The Obama Administration can elevate Affordable Housing strategies to the national spotlight to help turn the economy around.

Needed: An invigorated and fresh federal focus on affordable and workforce housing strategies.

The time is ripe for a White House Conference to set a new high-priority national agenda on an increasingly daunting issue that requires high-visibility advocacy from the new President and his Housing and Urban Development Secretary, Shaun Donovan.

As foreclosures increase and Americans lose their homes, the demand and need for truly affordable housing (owned and rented) exponentially expands. Just because home values are resulting in lower prices in most real estate markets does not mean those with limited or no credit can afford to move into, fix up and sustain, over the long-term, a new residence without federal, state and local governmental assistance.

As States such as Florida try to reduce the amount of monies available for workforce housing initiatives (The Florida Legislature seeks to cut $190 million from an already raided state housing trust fund to help balance the budget), and as workers face layoffs, lost savings and retirement funds, President Obama needs to infuse this issue to the top of the new American Agenda.

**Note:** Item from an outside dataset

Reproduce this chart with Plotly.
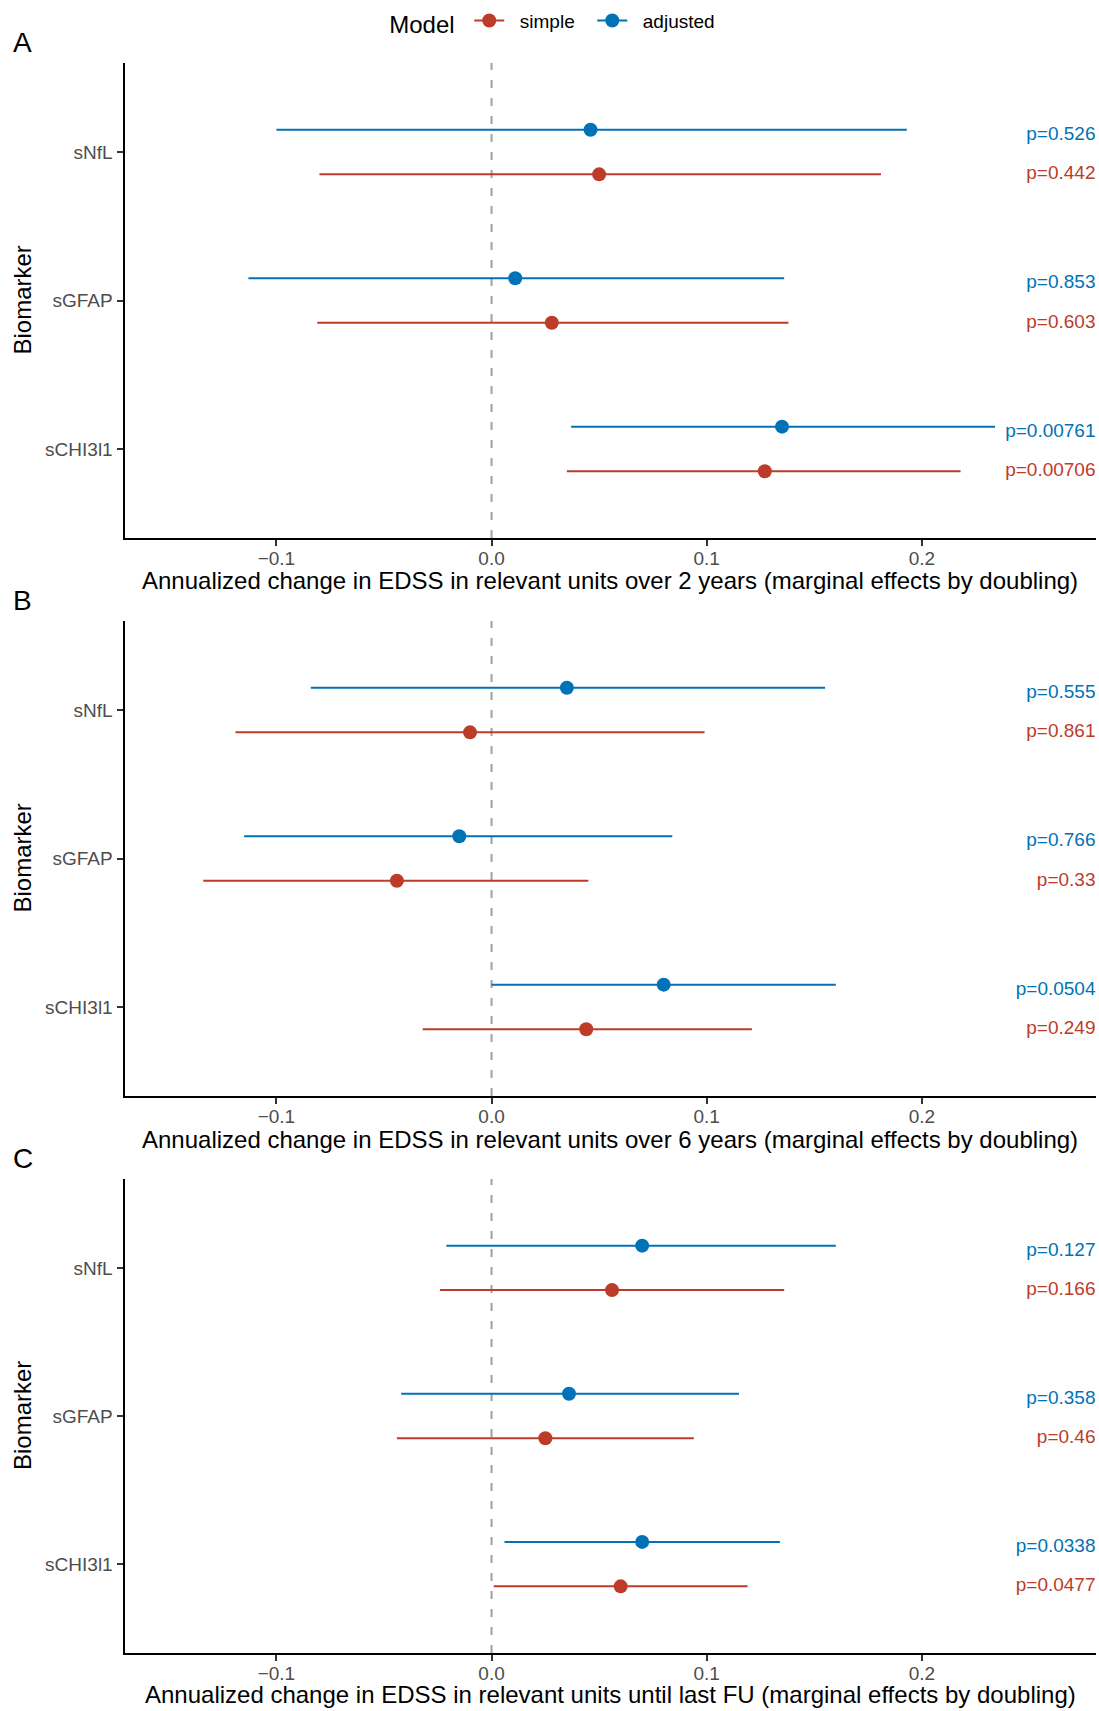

A conference comprised of affordable housing advocates, officials from all levels of government, academic leaders, bankers, finance guru’s, entrepreneurs, construction and home building representatives and people affected by the housing crisis should be called with all deliberate speed. Executive Branch and Congressional leaders should herald a “National Affordable Housing Month” to focus on the need to resuscitate the economy by promoting home ownership and rental infrastructure incentives that will allow people to secure the fabric of their communities by getting and keeping people in housing they can afford, while at the same time promoting policies that encourage affordable housing near transportation hubs to help reduce neighborhood carbon footprints.

A “National Housing Month” initiative would further the White House urban agenda to increase the supply of attainable housing in Metropolitan Regions and the formation of a federal Affordable Housing Trust Fund.

In keeping with the President’s new media strategies, the results of an intensified look at low to middle income housing strategies can be posted on-line on the HUD.gov website, including 24/7 citizen access to financial literacy tools to keep, maintain and purchase attainable housing. The Department of Education could urge local school boards to hold a one day focus in social studies and civics classes which alert young minds to the issue and raise the national consciousness through academics.

An articulate dialogue, starting from 1600 Pennsylvania Avenue, is the way to kick-start this effort. For when people move into homes, the economy begins to receive the electric shocks that produce progress, and we have another way to recover from these difficult times.